Baking or Cooking - why orange and not other sweet citrus fruit?
In most of the recipes that have any sweet citrus flavoring, it is usually Orange (zest and juice). In fact I've hardly seen a recipe that uses a substitute like mandarin, grapefruit, etc. Is there a reason why orange takes a preference and how easy is it to be substituted with another citrus? Lime and lemon of course are used a lot, but I'm referring to sweeter citrus fruit like orange, mandarin, grapefruit, etc.
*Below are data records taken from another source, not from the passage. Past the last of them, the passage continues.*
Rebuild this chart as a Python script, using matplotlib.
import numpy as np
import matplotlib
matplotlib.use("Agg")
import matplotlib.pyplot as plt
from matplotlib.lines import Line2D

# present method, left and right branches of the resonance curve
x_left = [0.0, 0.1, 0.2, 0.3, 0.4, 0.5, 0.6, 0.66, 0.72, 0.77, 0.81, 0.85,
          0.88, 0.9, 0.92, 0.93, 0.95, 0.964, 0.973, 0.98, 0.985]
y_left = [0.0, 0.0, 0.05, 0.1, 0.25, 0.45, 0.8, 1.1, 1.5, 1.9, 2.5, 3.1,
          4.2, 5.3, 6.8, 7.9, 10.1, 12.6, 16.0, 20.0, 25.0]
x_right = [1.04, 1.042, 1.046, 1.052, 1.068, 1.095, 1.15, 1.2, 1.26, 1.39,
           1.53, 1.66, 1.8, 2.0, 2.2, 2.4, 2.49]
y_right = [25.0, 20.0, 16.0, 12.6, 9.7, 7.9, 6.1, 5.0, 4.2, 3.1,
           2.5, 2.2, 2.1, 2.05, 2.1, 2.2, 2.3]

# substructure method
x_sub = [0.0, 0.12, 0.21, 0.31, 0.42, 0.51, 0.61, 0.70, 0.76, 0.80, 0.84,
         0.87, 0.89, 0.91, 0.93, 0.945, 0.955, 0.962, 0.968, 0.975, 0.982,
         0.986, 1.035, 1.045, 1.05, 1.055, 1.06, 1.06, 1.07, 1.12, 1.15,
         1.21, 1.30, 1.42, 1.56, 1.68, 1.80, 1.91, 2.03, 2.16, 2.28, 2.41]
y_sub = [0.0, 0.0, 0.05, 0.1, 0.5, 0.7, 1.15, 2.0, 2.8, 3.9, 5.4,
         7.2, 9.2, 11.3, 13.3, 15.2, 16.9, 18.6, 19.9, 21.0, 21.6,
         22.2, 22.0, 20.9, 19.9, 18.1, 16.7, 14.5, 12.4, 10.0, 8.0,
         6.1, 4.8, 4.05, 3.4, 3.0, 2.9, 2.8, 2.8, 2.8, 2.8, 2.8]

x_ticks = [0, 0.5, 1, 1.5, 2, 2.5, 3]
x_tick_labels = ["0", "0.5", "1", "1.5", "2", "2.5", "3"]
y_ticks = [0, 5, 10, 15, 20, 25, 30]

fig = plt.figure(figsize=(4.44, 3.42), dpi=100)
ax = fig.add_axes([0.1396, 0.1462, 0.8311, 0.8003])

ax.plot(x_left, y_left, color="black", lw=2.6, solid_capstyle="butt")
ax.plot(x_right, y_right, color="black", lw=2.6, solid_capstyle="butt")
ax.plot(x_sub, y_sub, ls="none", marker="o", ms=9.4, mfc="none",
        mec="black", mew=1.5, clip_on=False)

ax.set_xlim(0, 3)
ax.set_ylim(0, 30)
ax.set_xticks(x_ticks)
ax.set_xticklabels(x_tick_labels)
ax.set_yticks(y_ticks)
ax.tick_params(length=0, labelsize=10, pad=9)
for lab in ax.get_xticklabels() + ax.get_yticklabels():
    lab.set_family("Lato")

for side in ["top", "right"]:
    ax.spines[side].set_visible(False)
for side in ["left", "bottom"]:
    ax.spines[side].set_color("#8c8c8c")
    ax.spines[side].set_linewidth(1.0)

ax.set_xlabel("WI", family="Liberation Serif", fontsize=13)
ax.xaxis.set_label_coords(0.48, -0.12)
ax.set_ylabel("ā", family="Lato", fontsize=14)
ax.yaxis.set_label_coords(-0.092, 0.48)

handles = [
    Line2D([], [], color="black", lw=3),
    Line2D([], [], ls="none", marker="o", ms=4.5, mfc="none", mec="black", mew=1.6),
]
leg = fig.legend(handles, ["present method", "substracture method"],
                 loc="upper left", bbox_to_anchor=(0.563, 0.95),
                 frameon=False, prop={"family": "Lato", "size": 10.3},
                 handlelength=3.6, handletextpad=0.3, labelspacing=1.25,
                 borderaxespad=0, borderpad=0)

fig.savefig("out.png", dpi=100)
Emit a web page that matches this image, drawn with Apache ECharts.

The reason for this question is that I was looking for an orange a month back and couldn't find it in any big supermarket. So, I bought a blood orange for its zest but luckily, after hours of looking, found one at a small grocer. So, if the situation comes up again, how do I know what to substitute the orange with? This is the recipe I wanted to make.
Best Answer
I don't claim that this is a canonical answer, but it seems to be a bit like the situation with apples. You have cooking apples and eating apples, which have been bred for different traits. Similarly you have juicing oranges, eating oranges, and bitter oranges (used for marmalade). The other citrus fruits which taste most like oranges (mandarins, clementines, tangarines) are more suited for division into segments, and you're more likely to see them used for decoration. You could juice them if you don't have a better option, but recipes will tend to use the most suitable commonly available option.
Grapefruit has a very different flavour, so you have to take that into account when substituting. It's also not necessarily sweet, and certainly I have never seen grapefruit sold as "sweet grapefruit" or "bitter grapefruit".